On Nov. 6, Miami voters have the opportunity to support a strong mayor proposal that will position the city to build on these assets, align with national best practices for urban governance, and better address key priorities, including housing, poverty, public safety, and transportation.
Essential to the recent success of many large, diverse cities is the accountability of their mayors. These municipalities operate under a system often described as “strong mayor,” which gives the voters a clear view of the person to hold responsible for the administration of their city. The mayors perform the executive or administrative functions of the city while the city commissions or councils, elected in most cases from single-member districts, exercise their historic legislative role.
In contrast, Miami’s current form of government diffuses much of the traditional executive authority of the mayor to the city commission and city manager. This system may have worked when the city charter was first adopted in 1921. But nearly a century later, the city’s urgent challenges are not well-served by this ambiguity of administrative responsibility.
Under the current system, voters are left wondering “who’s in charge,” with commissioners pointing to the city manager, and the city manager pointing to the broad policymaking authority of the commission and mayor.
This is a severely outdated role for the principal elected official of the state’s most prominent city, a highly complex, ethnically diverse, internationally renowned municipality facing enormous challenges.
The notable progress of strong mayors in reducing crime, fighting urban decay, protecting neighborhoods, and cutting bureaucratic red tape reflects the wisdom of that proposal.
As political scientist and author Robert Lorch has written: “Large cities…often prefer to put strong, popularly elected mayors in charge of city administration. A city manager might lack the political strength necessary to mobilize the municipal bureaucracy behind important projects or goals. The larger the city, the stronger must be the hand that directs it. Council-manager systems work best in cities with populations from 5,000 to 100,000.”
Some observers, including the Miami Herald editorial board, have argued that a strong mayor would compromise the “checks and balances” against influence peddling. This is an often-repeated claim that simply is not based in fact. A review of the nation’s 50 largest cities, 27 of which have a strong mayor system of governance, shows no correlation between the level of corruption and a strong mayor governance model.

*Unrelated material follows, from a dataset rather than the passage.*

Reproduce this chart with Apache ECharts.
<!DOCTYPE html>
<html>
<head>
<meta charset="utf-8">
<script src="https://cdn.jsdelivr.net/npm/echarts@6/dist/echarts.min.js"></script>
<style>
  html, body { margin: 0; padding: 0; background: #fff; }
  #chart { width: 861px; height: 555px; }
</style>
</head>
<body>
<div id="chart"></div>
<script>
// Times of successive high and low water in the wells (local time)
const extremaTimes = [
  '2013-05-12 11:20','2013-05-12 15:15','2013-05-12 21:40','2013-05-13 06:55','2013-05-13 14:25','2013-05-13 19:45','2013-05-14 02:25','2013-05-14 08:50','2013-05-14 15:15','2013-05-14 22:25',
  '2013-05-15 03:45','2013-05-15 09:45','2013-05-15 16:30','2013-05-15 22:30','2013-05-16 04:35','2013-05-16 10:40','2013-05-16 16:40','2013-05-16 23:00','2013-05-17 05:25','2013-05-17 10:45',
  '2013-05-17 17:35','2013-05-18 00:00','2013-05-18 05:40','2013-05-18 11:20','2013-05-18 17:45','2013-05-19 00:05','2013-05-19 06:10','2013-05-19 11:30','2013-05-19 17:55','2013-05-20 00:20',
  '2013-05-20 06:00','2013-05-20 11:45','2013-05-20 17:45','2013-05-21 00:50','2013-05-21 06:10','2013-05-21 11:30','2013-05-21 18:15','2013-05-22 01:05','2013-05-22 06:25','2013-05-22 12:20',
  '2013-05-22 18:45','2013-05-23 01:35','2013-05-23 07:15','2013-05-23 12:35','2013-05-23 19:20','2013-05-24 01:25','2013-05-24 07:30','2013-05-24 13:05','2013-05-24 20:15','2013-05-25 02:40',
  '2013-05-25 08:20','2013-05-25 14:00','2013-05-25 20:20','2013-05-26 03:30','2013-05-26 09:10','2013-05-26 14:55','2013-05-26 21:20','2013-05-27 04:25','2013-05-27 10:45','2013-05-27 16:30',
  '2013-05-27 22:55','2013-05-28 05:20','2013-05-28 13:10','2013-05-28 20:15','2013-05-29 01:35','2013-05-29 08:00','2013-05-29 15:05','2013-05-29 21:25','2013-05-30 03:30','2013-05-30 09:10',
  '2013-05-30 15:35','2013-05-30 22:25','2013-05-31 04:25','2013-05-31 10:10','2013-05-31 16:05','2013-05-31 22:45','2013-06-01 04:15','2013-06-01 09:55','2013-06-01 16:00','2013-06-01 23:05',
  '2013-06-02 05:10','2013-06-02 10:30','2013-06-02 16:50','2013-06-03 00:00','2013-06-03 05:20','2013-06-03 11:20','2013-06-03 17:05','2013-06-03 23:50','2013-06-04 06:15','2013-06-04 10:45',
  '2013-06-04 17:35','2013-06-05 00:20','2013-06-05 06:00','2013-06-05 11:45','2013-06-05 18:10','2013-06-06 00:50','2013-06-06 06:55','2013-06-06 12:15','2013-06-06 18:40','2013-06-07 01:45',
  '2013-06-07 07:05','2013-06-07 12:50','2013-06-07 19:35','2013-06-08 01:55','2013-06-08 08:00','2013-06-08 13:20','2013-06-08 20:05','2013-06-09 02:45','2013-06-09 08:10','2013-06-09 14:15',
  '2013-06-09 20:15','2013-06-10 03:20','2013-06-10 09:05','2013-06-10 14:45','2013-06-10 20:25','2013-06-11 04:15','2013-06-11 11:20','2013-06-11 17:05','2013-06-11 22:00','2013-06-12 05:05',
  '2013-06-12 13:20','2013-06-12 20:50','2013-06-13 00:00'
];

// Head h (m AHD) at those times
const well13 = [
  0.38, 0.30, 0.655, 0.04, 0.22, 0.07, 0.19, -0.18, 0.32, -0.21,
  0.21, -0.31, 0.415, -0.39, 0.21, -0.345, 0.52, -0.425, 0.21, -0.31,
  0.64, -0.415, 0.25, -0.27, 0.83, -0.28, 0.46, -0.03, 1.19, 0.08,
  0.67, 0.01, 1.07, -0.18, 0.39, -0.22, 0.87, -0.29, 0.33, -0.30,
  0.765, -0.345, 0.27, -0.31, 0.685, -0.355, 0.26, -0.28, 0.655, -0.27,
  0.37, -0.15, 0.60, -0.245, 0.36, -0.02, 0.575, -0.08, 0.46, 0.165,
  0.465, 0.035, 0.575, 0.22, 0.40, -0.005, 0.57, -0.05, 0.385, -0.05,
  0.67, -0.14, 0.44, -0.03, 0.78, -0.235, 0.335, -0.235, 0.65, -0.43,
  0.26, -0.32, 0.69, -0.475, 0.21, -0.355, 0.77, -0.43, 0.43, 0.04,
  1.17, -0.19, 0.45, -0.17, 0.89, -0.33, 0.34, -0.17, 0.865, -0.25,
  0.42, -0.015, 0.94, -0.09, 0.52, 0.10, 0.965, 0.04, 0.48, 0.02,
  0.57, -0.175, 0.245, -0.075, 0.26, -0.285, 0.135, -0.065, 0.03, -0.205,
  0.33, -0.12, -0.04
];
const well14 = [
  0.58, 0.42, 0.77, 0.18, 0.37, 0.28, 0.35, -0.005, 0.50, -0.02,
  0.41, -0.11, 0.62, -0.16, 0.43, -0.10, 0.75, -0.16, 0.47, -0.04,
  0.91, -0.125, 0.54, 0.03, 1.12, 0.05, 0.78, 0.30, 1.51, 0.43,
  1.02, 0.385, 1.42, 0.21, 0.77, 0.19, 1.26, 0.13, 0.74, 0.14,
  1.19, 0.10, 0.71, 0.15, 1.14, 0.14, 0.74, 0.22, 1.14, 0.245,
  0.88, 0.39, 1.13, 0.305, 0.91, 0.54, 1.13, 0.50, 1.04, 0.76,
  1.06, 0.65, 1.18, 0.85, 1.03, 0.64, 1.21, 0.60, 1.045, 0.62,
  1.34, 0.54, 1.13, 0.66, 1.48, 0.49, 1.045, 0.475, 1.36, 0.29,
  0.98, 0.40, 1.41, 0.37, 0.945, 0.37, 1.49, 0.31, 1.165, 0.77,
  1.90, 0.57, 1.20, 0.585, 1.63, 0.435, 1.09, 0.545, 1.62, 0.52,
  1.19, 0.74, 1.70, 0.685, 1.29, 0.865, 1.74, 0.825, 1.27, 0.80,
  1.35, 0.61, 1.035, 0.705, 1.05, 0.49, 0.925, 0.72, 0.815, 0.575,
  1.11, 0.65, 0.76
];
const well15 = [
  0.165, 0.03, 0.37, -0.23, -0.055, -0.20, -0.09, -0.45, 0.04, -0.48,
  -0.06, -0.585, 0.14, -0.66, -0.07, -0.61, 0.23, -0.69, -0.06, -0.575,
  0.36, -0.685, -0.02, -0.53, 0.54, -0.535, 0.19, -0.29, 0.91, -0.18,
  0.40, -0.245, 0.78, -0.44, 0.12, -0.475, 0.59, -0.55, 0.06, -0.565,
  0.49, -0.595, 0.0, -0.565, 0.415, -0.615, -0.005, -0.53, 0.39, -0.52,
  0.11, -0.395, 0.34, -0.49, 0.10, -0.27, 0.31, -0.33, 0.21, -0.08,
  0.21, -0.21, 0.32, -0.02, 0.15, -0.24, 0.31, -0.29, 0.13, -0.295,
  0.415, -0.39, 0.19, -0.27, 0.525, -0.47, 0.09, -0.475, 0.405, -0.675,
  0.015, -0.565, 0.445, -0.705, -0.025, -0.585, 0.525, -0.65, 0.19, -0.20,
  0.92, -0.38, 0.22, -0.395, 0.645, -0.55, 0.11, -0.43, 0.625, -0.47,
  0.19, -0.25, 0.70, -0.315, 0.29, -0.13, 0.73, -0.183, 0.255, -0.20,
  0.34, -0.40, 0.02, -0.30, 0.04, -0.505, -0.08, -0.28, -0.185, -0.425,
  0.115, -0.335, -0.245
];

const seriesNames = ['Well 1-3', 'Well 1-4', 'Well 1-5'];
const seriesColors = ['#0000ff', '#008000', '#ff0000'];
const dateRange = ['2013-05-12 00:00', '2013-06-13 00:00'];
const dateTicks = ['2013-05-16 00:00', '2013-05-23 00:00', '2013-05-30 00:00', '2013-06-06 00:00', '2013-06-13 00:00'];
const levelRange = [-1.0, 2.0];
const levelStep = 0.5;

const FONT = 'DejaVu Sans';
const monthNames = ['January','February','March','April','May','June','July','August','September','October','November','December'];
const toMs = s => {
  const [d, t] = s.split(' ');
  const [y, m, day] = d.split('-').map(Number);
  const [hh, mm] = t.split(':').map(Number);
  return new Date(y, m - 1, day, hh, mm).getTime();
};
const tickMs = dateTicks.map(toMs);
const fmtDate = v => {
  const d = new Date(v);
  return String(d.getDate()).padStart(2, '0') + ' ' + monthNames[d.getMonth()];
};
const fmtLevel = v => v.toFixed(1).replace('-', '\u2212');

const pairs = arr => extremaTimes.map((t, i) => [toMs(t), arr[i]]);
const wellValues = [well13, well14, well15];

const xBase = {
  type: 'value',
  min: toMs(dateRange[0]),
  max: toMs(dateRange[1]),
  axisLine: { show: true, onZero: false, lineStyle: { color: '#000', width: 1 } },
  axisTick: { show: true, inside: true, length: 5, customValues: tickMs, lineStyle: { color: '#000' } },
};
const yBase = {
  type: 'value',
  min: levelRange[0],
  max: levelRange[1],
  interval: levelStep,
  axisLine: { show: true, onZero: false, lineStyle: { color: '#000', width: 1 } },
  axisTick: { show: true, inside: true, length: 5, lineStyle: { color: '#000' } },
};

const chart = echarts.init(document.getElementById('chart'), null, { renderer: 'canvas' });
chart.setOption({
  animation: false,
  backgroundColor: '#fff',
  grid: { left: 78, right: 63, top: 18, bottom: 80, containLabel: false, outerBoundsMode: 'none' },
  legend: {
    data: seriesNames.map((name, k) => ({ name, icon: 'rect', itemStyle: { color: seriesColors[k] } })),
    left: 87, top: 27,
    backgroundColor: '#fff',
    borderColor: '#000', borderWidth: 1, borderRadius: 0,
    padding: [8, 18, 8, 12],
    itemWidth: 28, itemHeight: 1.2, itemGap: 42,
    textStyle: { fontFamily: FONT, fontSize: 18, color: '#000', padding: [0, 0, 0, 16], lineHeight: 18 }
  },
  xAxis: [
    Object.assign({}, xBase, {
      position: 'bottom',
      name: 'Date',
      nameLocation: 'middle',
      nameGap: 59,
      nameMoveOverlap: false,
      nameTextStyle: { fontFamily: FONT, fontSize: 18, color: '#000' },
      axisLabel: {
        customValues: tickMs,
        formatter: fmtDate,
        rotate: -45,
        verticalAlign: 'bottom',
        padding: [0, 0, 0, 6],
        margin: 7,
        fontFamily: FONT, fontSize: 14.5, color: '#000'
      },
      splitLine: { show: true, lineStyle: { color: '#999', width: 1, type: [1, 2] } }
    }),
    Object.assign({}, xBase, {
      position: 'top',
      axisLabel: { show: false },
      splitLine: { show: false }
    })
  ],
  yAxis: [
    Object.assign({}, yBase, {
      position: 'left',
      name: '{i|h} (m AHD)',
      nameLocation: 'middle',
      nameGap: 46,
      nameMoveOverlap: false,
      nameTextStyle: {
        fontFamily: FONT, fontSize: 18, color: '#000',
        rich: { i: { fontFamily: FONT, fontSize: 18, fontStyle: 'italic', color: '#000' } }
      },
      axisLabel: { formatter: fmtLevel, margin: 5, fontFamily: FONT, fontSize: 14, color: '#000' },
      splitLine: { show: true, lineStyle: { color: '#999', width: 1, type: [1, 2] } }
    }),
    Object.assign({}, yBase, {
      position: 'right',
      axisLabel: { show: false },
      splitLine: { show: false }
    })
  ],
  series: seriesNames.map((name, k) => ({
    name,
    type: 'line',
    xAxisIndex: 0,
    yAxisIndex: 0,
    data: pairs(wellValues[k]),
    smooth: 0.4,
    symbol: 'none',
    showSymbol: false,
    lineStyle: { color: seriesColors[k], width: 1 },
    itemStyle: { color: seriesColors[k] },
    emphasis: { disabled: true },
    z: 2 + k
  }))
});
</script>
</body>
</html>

To the contrary, corruption and influence peddling abound in opaqueness, and the systems of government with fractured executive authority dilute transparency of decision-making and accountability. Moreover, the cities that are widely recognized for solving big problems and protecting quality of life, such as New York City’s legendary reduction of crime, are overwhelmingly led by strong mayors.

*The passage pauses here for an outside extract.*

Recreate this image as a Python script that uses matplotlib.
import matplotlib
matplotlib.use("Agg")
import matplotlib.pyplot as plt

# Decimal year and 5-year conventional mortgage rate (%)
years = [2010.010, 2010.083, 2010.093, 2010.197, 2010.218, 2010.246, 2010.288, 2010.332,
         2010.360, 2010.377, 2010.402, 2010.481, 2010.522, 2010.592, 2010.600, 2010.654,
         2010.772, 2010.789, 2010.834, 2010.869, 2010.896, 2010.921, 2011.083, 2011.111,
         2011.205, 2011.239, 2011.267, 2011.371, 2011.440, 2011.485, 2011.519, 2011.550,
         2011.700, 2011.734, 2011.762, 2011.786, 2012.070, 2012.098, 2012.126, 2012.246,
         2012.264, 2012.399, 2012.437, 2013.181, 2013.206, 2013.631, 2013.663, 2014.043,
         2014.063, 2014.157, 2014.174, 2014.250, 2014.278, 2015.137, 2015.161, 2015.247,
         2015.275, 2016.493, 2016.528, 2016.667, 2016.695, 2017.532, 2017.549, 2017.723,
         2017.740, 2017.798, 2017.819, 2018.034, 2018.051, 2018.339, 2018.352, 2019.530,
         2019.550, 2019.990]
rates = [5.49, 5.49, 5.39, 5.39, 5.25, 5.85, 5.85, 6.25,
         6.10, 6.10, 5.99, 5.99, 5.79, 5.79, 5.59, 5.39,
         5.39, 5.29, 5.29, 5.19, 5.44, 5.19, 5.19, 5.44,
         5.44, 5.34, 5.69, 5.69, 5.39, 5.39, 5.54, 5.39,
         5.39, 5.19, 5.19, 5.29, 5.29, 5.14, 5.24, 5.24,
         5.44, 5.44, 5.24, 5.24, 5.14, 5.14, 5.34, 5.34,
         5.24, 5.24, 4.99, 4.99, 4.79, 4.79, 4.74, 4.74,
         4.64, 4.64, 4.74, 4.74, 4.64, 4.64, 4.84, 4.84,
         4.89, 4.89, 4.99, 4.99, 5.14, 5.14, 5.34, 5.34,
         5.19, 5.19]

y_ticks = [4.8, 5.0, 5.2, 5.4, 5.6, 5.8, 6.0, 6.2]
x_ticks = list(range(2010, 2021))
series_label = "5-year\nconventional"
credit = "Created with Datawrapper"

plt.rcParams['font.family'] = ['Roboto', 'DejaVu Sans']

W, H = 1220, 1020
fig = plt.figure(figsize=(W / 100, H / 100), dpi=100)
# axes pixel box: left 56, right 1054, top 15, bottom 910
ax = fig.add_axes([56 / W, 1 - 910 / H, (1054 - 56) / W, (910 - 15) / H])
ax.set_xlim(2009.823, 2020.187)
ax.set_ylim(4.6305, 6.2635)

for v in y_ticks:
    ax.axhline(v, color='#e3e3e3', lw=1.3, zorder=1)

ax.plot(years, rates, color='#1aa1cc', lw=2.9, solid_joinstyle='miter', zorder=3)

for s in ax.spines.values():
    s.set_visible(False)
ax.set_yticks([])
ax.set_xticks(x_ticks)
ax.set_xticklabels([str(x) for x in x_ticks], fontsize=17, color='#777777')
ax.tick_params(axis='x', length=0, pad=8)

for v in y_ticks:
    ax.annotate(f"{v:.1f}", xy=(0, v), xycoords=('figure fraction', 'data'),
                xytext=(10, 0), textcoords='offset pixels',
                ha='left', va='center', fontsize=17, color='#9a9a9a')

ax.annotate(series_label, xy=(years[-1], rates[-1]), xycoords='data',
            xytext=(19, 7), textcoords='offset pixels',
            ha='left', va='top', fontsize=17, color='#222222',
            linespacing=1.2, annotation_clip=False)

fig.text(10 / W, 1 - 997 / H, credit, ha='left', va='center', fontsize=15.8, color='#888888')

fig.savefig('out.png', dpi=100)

The Herald cited Chicago’s history of “power bosses” as a reason for opposing this proposal. That is misleading. Chicago’s challenge is not an executive mayor. In an impressively thorough report on public corruption in Chicago and Illinois published earlier this year, the University of Illinois at Chicago Department of Political Science cited culture as the primary problem (“public corruption in Chicago has been endemic to the city’s and the state’s political culture for more than150 years”).
The report made thoughtful recommendations such as public integrity legislation, transparency of information, and increased citizen participation. All of those recommendations are more likely to be accomplished with a strong mayor with clear accountability to the people.
Miami’s strong mayor proposal is rooted in best practices and sound public policy. It would empower the city’s voters, enhance accountability and transparency, and strengthen the capacity for effective leadership that serves all the residents of Miami.
Shepard Nevel, born and raised in Miami, is an entrepreneur, a former CEO of a technology and education company, and was senior policy advisor to former Denver Mayor Wellington E. Webb. Prior to relocating to Denver, he served as an Assistant County Attorney for Miami-Dade County.